**TASK DETAILS**
Return only the lines from the top of the data down to the one that holds "from matplotlib.patches import Rectangle", both included, without any pictures.

**DATASET EXCERPT**
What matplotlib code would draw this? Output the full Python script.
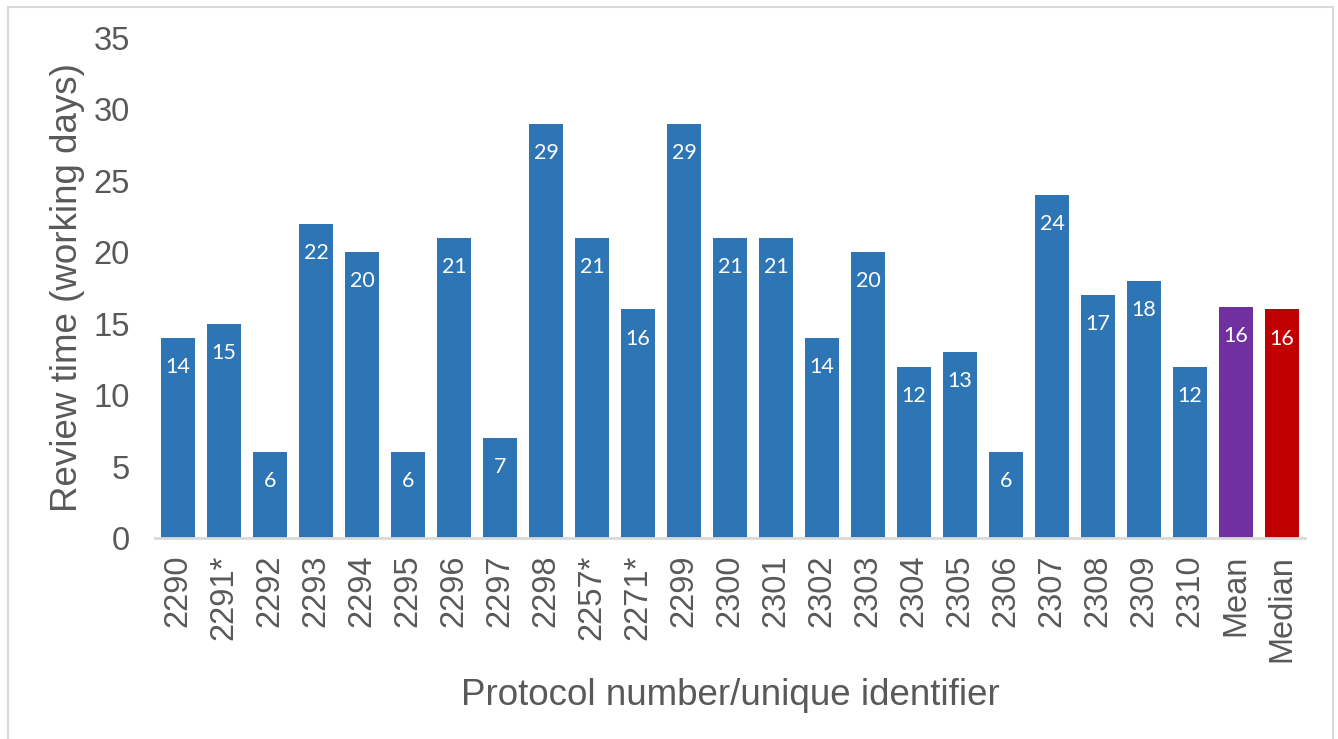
import matplotlib.pyplot as plt
from matplotlib.patches import Rectangle

# review time per protocol, plus summary bars
protocols = ['2290', '2291*', '2292', '2293', '2294', '2295', '2296', '2297', '2298',
             '2257*', '2271*', '2299', '2300', '2301', '2302', '2303', '2304', '2305',
             '2306', '2307', '2308', '2309', '2310', 'Mean', 'Median']
days = [14, 15, 6, 22, 20, 6, 21, 7, 29, 21, 16, 29, 21, 21, 14, 20, 12, 13, 6, 24,
        17, 18, 12, 16.2, 16]
colors = ['#2E75B6'] * 23 + ['#7030A0', '#C00000']

plt.rcParams['font.family'] = ['Liberation Sans', 'DejaVu Sans']
grey = '#595959'

fig = plt.figure(figsize=(13.38, 7.39), dpi=100)
ax = fig.add_axes([155 / 1338, 1 - 538 / 739, 1150 / 1338, 500 / 739])

x = range(len(days))
bars = ax.bar(x, days, width=0.74, color=colors, zorder=2)

for b, v in zip(bars, days):
    ax.annotate(f'{v:.0f}', (b.get_x() + b.get_width() / 2, v),
                xytext=(0, -21), textcoords='offset points',
                ha='center', va='center', color='white', fontsize=15.5,
                family=['Lato', 'DejaVu Sans'])

ax.set_xlim(-0.5, len(days) - 0.5)
ax.set_ylim(0, 35)
ax.set_yticks(range(0, 36, 5))
ax.set_xticks(list(x))
ax.set_xticklabels(protocols, rotation=90)
ax.tick_params(axis='both', length=0, labelsize=23.5, labelcolor=grey)
ax.tick_params(axis='y', pad=18)
ax.tick_params(axis='x', pad=12)

for s in ['top', 'right', 'left']:
    ax.spines[s].set_visible(False)
ax.spines['bottom'].set_color('#d9d9d9')
ax.spines['bottom'].set_linewidth(2)

ax.set_ylabel('Review time (working days)', fontsize=26.5, color=grey, labelpad=6)
ax.set_xlabel('Protocol number/unique identifier', fontsize=26.5, color=grey, labelpad=12)

# chart area frame
fig.patches.append(Rectangle((8 / 1338, -0.01), 1325 / 1338, 1 - 7 / 739 + 0.01,
                             transform=fig.transFigure, fill=False,
                             edgecolor='#d9d9d9', linewidth=1.5))

fig.savefig('out.png', dpi=100)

**RESPONSE TO THIS EXERCISE**
What matplotlib code would draw this? Output the full Python script.
import matplotlib.pyplot as plt
from matplotlib.patches import Rectangle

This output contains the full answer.